"Experience has taught me that manufactures are now as necessary to our independence as to our comfort; and if... [we will purchase] nothing foreign where an equivalent of domestic fabric can be obtained without regard to a difference of price, it will not be our fault if we do not soon have a supply at home equal to our demand, and wrest that weapon of distress from the hand which has wielded it." --Thomas Jefferson to Benjamin Austin, 1816. ME 14:392
"The prohibiting duties we lay on all articles of foreign manufacture which prudence requires us to establish at home, with the patriotic determination of every good citizen to use no foreign article which can be made within ourselves without regard to difference of price, secures us against a relapse into foreign dependency." --Thomas Jefferson to Jean Baptiste Say, 1815.

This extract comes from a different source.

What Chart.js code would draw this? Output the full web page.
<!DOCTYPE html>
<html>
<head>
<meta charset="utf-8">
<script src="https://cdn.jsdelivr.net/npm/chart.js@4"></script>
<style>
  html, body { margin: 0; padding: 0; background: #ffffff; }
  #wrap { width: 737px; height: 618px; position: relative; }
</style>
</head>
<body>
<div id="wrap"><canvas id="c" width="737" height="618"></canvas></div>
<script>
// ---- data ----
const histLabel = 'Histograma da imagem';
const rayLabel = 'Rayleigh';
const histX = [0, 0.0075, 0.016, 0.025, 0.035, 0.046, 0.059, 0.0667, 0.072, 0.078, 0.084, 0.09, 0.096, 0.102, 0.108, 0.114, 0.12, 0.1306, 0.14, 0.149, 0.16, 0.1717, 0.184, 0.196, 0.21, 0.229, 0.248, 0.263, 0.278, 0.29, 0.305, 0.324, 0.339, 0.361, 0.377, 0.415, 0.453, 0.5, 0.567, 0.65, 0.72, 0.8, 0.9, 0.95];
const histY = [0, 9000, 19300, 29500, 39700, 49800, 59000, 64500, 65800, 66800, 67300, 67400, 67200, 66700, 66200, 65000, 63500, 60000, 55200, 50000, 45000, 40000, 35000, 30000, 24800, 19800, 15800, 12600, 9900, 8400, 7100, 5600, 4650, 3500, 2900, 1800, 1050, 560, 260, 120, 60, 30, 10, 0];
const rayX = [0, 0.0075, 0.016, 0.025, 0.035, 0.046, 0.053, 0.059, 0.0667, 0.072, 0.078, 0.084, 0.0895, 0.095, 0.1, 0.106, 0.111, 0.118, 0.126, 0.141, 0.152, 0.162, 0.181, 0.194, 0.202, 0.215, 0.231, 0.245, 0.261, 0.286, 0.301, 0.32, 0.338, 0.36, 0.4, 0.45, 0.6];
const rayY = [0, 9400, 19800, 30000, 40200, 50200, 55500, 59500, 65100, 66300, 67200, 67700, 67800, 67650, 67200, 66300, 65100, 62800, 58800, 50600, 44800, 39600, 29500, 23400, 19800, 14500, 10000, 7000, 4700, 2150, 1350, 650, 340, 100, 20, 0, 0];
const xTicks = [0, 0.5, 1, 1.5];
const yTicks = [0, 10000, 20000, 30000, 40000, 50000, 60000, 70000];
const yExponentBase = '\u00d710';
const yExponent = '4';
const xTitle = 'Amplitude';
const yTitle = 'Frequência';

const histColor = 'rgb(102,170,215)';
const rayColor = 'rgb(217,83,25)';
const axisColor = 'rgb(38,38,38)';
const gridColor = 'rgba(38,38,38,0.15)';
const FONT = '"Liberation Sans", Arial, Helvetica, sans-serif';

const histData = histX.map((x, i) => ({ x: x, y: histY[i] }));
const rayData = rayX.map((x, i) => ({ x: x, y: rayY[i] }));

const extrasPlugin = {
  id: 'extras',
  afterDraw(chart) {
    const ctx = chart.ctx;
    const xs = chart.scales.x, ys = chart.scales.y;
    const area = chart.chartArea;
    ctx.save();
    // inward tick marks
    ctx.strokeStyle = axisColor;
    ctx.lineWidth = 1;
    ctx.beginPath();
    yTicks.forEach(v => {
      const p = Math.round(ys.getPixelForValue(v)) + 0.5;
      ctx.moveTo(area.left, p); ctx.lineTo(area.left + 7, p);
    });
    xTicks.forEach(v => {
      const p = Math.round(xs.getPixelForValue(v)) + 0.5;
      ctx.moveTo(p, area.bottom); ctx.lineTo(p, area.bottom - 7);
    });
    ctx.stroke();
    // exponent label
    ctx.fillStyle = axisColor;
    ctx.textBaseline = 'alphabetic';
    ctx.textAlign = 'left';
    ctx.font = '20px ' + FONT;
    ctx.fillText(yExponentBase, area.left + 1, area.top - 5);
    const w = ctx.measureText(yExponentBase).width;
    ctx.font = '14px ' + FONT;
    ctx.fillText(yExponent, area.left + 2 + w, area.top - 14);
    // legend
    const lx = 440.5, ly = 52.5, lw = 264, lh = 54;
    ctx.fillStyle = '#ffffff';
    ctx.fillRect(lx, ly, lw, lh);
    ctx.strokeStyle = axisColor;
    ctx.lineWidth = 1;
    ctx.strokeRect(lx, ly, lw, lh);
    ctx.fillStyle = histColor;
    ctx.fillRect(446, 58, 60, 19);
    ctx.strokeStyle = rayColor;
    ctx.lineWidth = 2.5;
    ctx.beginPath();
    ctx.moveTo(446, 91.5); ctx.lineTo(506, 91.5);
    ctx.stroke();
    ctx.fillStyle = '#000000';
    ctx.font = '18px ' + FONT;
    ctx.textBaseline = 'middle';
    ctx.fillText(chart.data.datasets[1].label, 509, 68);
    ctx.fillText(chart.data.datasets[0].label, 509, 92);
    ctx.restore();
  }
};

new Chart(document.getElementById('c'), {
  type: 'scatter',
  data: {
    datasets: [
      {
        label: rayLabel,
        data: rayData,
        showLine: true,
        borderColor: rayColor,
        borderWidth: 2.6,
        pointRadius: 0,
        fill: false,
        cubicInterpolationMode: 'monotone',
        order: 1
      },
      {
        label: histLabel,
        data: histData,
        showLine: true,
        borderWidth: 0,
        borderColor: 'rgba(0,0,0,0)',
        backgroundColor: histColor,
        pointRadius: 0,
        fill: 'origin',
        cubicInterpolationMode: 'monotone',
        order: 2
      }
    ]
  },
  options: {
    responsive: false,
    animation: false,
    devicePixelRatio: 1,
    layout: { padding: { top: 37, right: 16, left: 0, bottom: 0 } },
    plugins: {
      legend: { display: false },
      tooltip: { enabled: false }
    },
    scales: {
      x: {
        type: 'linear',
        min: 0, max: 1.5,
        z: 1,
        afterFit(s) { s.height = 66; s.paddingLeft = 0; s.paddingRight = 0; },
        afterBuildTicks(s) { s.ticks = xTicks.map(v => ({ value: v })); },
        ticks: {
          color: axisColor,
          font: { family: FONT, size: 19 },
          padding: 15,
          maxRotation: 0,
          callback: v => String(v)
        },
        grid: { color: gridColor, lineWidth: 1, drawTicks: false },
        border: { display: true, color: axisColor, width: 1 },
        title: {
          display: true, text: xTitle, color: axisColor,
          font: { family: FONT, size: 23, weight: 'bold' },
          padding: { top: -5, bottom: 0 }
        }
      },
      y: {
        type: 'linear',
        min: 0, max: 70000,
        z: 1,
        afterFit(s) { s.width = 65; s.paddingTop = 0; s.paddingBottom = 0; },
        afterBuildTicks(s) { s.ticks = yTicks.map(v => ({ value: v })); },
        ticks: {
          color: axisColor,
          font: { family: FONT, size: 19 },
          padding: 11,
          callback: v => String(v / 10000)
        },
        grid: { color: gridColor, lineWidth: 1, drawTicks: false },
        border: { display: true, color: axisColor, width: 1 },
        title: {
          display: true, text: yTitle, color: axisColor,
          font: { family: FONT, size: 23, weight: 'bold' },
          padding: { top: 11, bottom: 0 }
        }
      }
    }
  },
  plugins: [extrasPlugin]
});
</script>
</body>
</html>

"I have come to a resolution myself as I hope every good citizen will, never again to purchase any article of foreign manufacture which can be had of American make, be the difference of price what it may." --Thomas Jefferson to B. S. Barton, 1815. ME 19:223
Thomas Jefferson repealed all internal taxes and ran the government solely from trade tariff revenue.

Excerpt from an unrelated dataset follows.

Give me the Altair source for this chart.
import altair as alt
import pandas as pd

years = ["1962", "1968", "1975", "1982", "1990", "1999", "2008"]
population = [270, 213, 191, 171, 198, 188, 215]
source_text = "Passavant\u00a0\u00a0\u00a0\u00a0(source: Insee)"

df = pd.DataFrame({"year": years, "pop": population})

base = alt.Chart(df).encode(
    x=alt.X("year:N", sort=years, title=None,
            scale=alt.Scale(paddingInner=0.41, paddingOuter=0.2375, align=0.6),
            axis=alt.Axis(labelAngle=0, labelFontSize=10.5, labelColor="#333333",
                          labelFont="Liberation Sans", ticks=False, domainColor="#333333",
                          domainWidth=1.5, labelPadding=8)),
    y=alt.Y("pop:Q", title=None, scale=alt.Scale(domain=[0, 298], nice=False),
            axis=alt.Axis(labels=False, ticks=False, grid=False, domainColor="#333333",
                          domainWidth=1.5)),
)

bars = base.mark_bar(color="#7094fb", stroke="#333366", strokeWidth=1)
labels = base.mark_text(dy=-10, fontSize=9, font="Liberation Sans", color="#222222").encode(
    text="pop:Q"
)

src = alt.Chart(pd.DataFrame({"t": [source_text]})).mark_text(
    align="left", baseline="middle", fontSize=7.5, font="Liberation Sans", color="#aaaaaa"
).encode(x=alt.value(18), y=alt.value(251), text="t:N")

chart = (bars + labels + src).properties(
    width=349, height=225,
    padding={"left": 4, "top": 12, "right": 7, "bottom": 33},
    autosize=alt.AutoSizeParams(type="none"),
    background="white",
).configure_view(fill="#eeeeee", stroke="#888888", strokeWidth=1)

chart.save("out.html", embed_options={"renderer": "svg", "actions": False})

"1800 - With the assistance of his Secretary of the Treasury, Albert Gallatin, newly elected Republican President Thomas Jefferson sought to reorient the fiscal policy of the United States. Jefferson’s four main goals included: (1) a reduction in government expenditures, (2) a balanced budget; (3) a decrease in the size of the national debt, and (4) alleviation of the tax burden. The latter two objectives seemed to conflict with one another; specifically, Jefferson's desire to abrogate Hamilton's funded debt plan and retire all government obligations as judiciously as possible required a steady stream of revenue.
Nevertheless, Jefferson abolished all internal taxes, including the whiskey excise tax and the land tax. Meanwhile, the Napoleonic Wars in Europe, though a diplomatic minefield for American statesmen, proved a significant stimulus to the economy of the United States. Vigorous commerce enriched merchants while customs duties swelled the federal Treasury. By 1808 the national debt had been reduced from $80 million to $57 million, even though the Louisiana purchase had added an $11 million liability. By 1806, duties proved so lucrative that Gallatin and Jefferson fretted about what to do with the surplus above that required for debt retirement. Treasury reserves increased from $3 million to $14 million between 1801 and 1808."
http://www.tax.org/Museum/1777-1815.htm
"Jefferson got repealed all the direct federal taxes passed by the Federalists and boasted that ordinary Americans would never see a federal tax collector in their whole lives."